When my family moved to Houston when I was in high school, we soon learned the pride, the size, the variety, and all that means Texas. Since Texas was its own country for ten years, and since Texas was violently wrenched and painfully purchased with the blood of patriots, Texas celebrates its independence each year on March 2nd with reverence and awe. The Alamo is mourned, and the Battle of San Jacinto celebrated.

I am one of those yankees who got here as fast as I could. And since I have married a Texan and given birth to three Texans, my heart is here. Texas is where I learned to drive. Texas is where I have been married for almost thirty years.

But, the transplanted Illinois state flowers---the purple wood violets in my yard decide to bloom in what is now our Texas spring. Over the years, the birds gave me the hardier white variety of the violets. And I baby the patch of violets by the front door by watering them and keeping them free of the oak leaves. In the independent irony that is Texas, the lone plants sprinkled throughout the yard that don't get babied are the ones that bloomed first. A white flower with a tinge of purple--in the rock walls precariously perched yet hardy as all get out. White blooms kissed with purple over by the tree. I wondered if the patch I baby were ever going to bloom. I think they were shamed into it.

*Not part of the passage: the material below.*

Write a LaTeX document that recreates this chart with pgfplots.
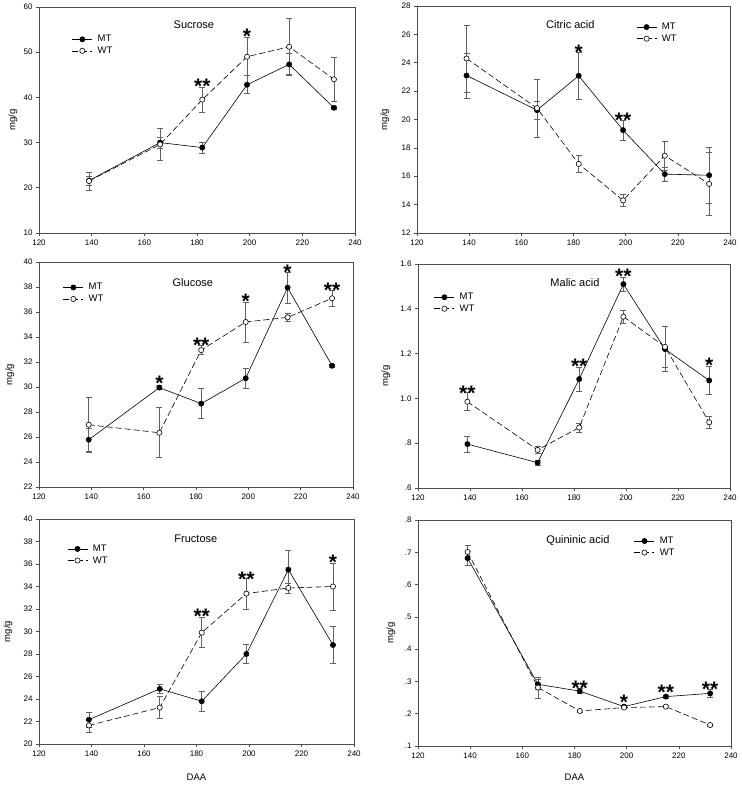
\documentclass[border=0pt]{standalone}
\usepackage{fontspec}
\setmainfont{Liberation Sans}
\usepackage{pgfplots}
\usepackage{pgfplotstable}
\pgfplotsset{compat=1.18}

\definecolor{ax}{gray}{0.30}
\definecolor{eb}{gray}{0.38}

\pgfplotstableread{
x MT MTe WT WTe
139 21.6 1.0 21.5 2.0
166 30.0 1.2 29.6 3.6
182 28.9 1.2 39.5 2.7
199 42.8 2.0 49.0 4.2
215 47.3 2.5 51.2 6.2
232 37.7 0.4 44.0 4.8
}\sucrose

\pgfplotstableread{
x MT MTe WT WTe
139 23.1 1.6 24.3 2.35
166 20.66 0.65 20.8 2.05
182 23.08 1.64 16.87 0.6
199 19.25 0.7 14.3 0.45
215 16.15 0.5 17.45 1.0
232 16.07 2.0 15.46 2.2
}\citric

\pgfplotstableread{
x MT MTe WT WTe
139 25.78 0.9 26.98 2.2
166 29.95 0.15 26.34 2.0
182 28.67 1.2 32.95 0.35
199 30.7 0.8 35.2 1.6
215 37.95 1.26 35.57 0.3
232 31.7 0.1 37.1 0.65
}\glucose

\pgfplotstableread{
x MT MTe WT WTe
139 0.796 0.035 0.985 0.04
166 0.713 0.01 0.77 0.015
182 1.086 0.055 0.87 0.02
199 1.51 0.032 1.365 0.028
215 1.22 0.1 1.23 0.09
232 1.08 0.062 0.893 0.025
}\malic

\pgfplotstableread{
x MT MTe WT WTe
139 22.16 0.66 21.65 0.57
166 24.9 0.38 23.24 1.0
182 23.8 0.88 29.9 1.34
199 28.0 0.83 33.37 1.37
215 35.5 1.74 33.87 0.45
232 28.8 1.65 34.0 2.1
}\fructose

\pgfplotstableread{
x MT MTe WT WTe
139 0.682 0.021 0.701 0.022
166 0.291 0.015 0.281 0.032
182 0.270 0.008 0.2085 0.003
199 0.222 0.005 0.219 0.003
215 0.253 0.005 0.222 0.003
232 0.263 0.013 0.165 0.003
}\quininic

\tikzset{
  ttl/.style={font=\fontsize{11}{12}\selectfont, anchor=center},
  stars/.style={font=\fontsize{21}{21}\selectfont\bfseries, inner sep=0pt, anchor=base, yshift=-12pt},
}

\pgfplotsset{
  legend image code/.code={\draw[#1, mark repeat=2, mark phase=2] plot coordinates {(0pt,0pt) (10pt,0pt) (20pt,0pt)};},
  panel/.style={
    scale only axis, clip=false,
    xmin=120, xmax=240, xtick={120,140,...,240},
    axis line style={ax, line width=0.6pt},
    tick style={ax, line width=0.6pt},
    tick align=outside, xtick pos=bottom, ytick pos=left,
    major tick length=3pt,
    tick label style={font=\fontsize{8}{9}\selectfont},
    /pgf/number format/assume math mode=true,
    label style={font=\fontsize{9.5}{11}\selectfont},
    ylabel={mg/g},
    legend style={draw=none, fill=none, inner sep=0pt, font=\fontsize{9.5}{11}\selectfont,
      row sep=1.5pt, column sep=4pt, cells={anchor=west}, anchor=north west,
      nodes={inner sep=1pt}},
  },
  mt/.style={black, line width=0.6pt, mark=*, mark size=2.6pt, mark options={solid, fill=black},
    error bars/.cd, y dir=both, y explicit,
    error bar style={eb, line width=0.6pt, solid},
    error mark options={rotate=90, mark size=3pt, eb, line width=0.6pt, solid}},
  wt/.style={black, line width=0.6pt, dash pattern=on 6pt off 3pt, mark=*, mark size=2.6pt,
    mark options={solid, fill=white, draw=black},
    error bars/.cd, y dir=both, y explicit,
    error bar style={eb, line width=0.6pt, solid},
    error mark options={rotate=90, mark size=3pt, eb, line width=0.6pt, solid}},
}

\begin{document}
\begin{tikzpicture}
\useasboundingbox (0,0) rectangle (742pt,785pt);

% Sucrose
\begin{axis}[panel, at={(39pt,552pt)}, anchor=south west, width=316pt, height=226pt,
  ymin=10, ymax=60, ytick={10,20,...,60},
  ylabel style={at={(axis description cs:0,0.5)}, anchor=center, yshift=26pt},
  legend style={at={(axis description cs:0.104,0.88)}}]
\addplot+[mt] table[x=x, y=MT, y error=MTe] {\sucrose};
\addplot+[wt] table[x=x, y=WT, y error=WTe] {\sucrose};
\legend{MT,WT}
\node[ttl] at (axis description cs:0.49,0.92) {Sucrose};
\node[stars] at (axis cs:182,43.5) {**};
\node[stars] at (axis cs:199,54.5) {*};
\end{axis}

% Citric acid
\begin{axis}[panel, at={(417pt,552pt)}, anchor=south west, width=313pt, height=227pt,
  ymin=12, ymax=28, ytick={12,14,...,28},
  ylabel style={at={(axis description cs:0,0.5)}, anchor=center, yshift=32pt},
  legend style={at={(axis description cs:0.70,0.93)}}]
\addplot+[mt] table[x=x, y=MT, y error=MTe] {\citric};
\addplot+[wt] table[x=x, y=WT, y error=WTe] {\citric};
\legend{MT,WT}
\node[ttl] at (axis description cs:0.49,0.916) {Citric acid};
\node[stars] at (axis cs:182,25.1) {*};
\node[stars] at (axis cs:199,20.3) {**};
\end{axis}

% Glucose
\begin{axis}[panel, at={(39pt,298pt)}, anchor=south west, width=314pt, height=225pt,
  ymin=22, ymax=40, ytick={22,24,...,40},
  ylabel style={at={(axis description cs:0,0.5)}, anchor=center, yshift=29pt},
  legend style={at={(axis description cs:0.076,0.91)}}]
\addplot+[mt] table[x=x, y=MT, y error=MTe] {\glucose};
\addplot+[wt] table[x=x, y=WT, y error=WTe] {\glucose};
\legend{MT,WT}
\node[ttl] at (axis description cs:0.49,0.91) {Glucose};
\node[stars] at (axis cs:166,30.7) {*};
\node[stars] at (axis cs:182,33.7) {**};
\node[stars] at (axis cs:199,37.2) {*};
\node[stars] at (axis cs:215,39.55) {*};
\node[stars] at (axis cs:232,38.1) {**};
\end{axis}

% Malic acid
\begin{axis}[panel, at={(418pt,297pt)}, anchor=south west, width=312pt, height=224pt,
  ymin=0.6, ymax=1.6, ytick={0.6,0.8,1.0,1.2,1.4,1.6},
  yticklabels={.6,.8,1.0,1.2,1.4,1.6},
  ylabel style={at={(axis description cs:0,0.5)}, anchor=center, yshift=32pt},
  legend style={at={(axis description cs:0.051,0.875)}}]
\addplot+[mt] table[x=x, y=MT, y error=MTe] {\malic};
\addplot+[wt] table[x=x, y=WT, y error=WTe] {\malic};
\legend{MT,WT}
\node[ttl] at (axis description cs:0.503,0.915) {Malic acid};
\node[stars] at (axis cs:139,1.044) {**};
\node[stars] at (axis cs:182,1.163) {**};
\node[stars] at (axis cs:199,1.566) {**};
\node[stars] at (axis cs:232,1.168) {*};
\end{axis}

% Fructose
\begin{axis}[panel, at={(39pt,41pt)}, anchor=south west, width=315pt, height=225pt,
  ymin=20, ymax=40, ytick={20,22,...,40},
  ylabel style={at={(axis description cs:0,0.5)}, anchor=center, yshift=31pt},
  xlabel={DAA},
  xlabel style={at={(axis description cs:0.5,0)}, anchor=center, yshift=-33pt},
  legend style={at={(axis description cs:0.089,0.89)}}]
\addplot+[mt] table[x=x, y=MT, y error=MTe] {\fructose};
\addplot+[wt] table[x=x, y=WT, y error=WTe] {\fructose};
\legend{MT,WT}
\node[ttl] at (axis description cs:0.498,0.911) {Fructose};
\node[stars] at (axis cs:182,31.75) {**};
\node[stars] at (axis cs:199,35.1) {**};
\node[stars] at (axis cs:232,36.6) {*};
\end{axis}

% Quininic acid
\begin{axis}[panel, at={(418pt,39pt)}, anchor=south west, width=313pt, height=226pt,
  ymin=0.1, ymax=0.8, ytick={0.1,0.2,...,0.8},
  yticklabels={.1,.2,.3,.4,.5,.6,.7,.8},
  ylabel style={at={(axis description cs:0,0.5)}, anchor=center, yshift=27pt},
  xlabel={DAA},
  xlabel style={at={(axis description cs:0.5,0)}, anchor=center, yshift=-31pt},
  legend style={at={(axis description cs:0.69,0.93)}}]
\addplot+[mt] table[x=x, y=MT, y error=MTe] {\quininic};
\addplot+[wt] table[x=x, y=WT, y error=WTe] {\quininic};
\legend{MT,WT}
\node[ttl] at (axis description cs:0.511,0.91) {Quininic acid};
\node[stars] at (axis cs:182,0.295) {**};
\node[stars] at (axis cs:199,0.249) {*};
\node[stars] at (axis cs:215,0.28) {**};
\node[stars] at (axis cs:232,0.289) {**};
\end{axis}
\end{tikzpicture}
\end{document}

Happy Birthday Texas. The Lone Star State. And by-thy-rivers-gently-flowing, Illinois, Illinois--soon your purple violets will be blooming. Spring is coming. The robins migrate through here and chose to stay up there. I think I saw one today.

Saturday, March 1, 2008

Welcome to the World Ava

Yesterday, I got to hold a brand new baby girl. Her name is Ava. She is beautiful. She has this beautifully sculpted nose, (unlike my babies' pug noses) and she looks so peaceful and serene when she is sleeping. But, when a gas bubble dares to interrupt her dreams...storm clouds gather on her forehead. I had never seen anything like it. It was amazing. She is able to scrunch her little forehead into cumulus frownicus. But, the clouds pass quickly, and then all is serene again.

Woe unto our horrid health care system that makes a mom drive fifty miles from her home to the nearest doctor and hospital that accepts disabled veterans insurance.

Woe and curses on a hospital in Dallas that separates a new mom from her healthy baby in order to receive their extra funds in some bureaucratic nightmare.

Woe and curses heaped upon the head of a hospital and doctor who thinks more of getting their money than the bonding of a family.

I'd like to see some rich congresswoman who recently gave birth to go home without her new healthy baby girl, lactating and postpartum depression and screaming, three year old who did not understand why they did not get to take her new sister home from the hospital like all the adults in her life promised.

Let the world know that Renaissance Hospital at 2929 South Hampton Road in Dallas, Texas just defined the new meaning of CRUEL. I will bad mouth them to everyone I know. Sad, because they looked clean, and seemed friendly. But, what they did to Ava and her family is UNFORGIVABLE. They can not give Ava back that day of bonding with her family. They cannot take away the nightmares they caused to all concerned.

I am ashamed of how our veterans return having served honorably, and bearing permanent scars and pain, are treated. These men have a terrible time getting insurance coverage for their families. And when they try to work with the system, they are used and abused and lied to. Hospital policy my ***.

This is why we must elect a president that will honor our military. Send them on missions they can win with all the equipment and resources they need. And take care of their families back home. And when injured, provide medical care as good or better than the congressmen who send them into harms way.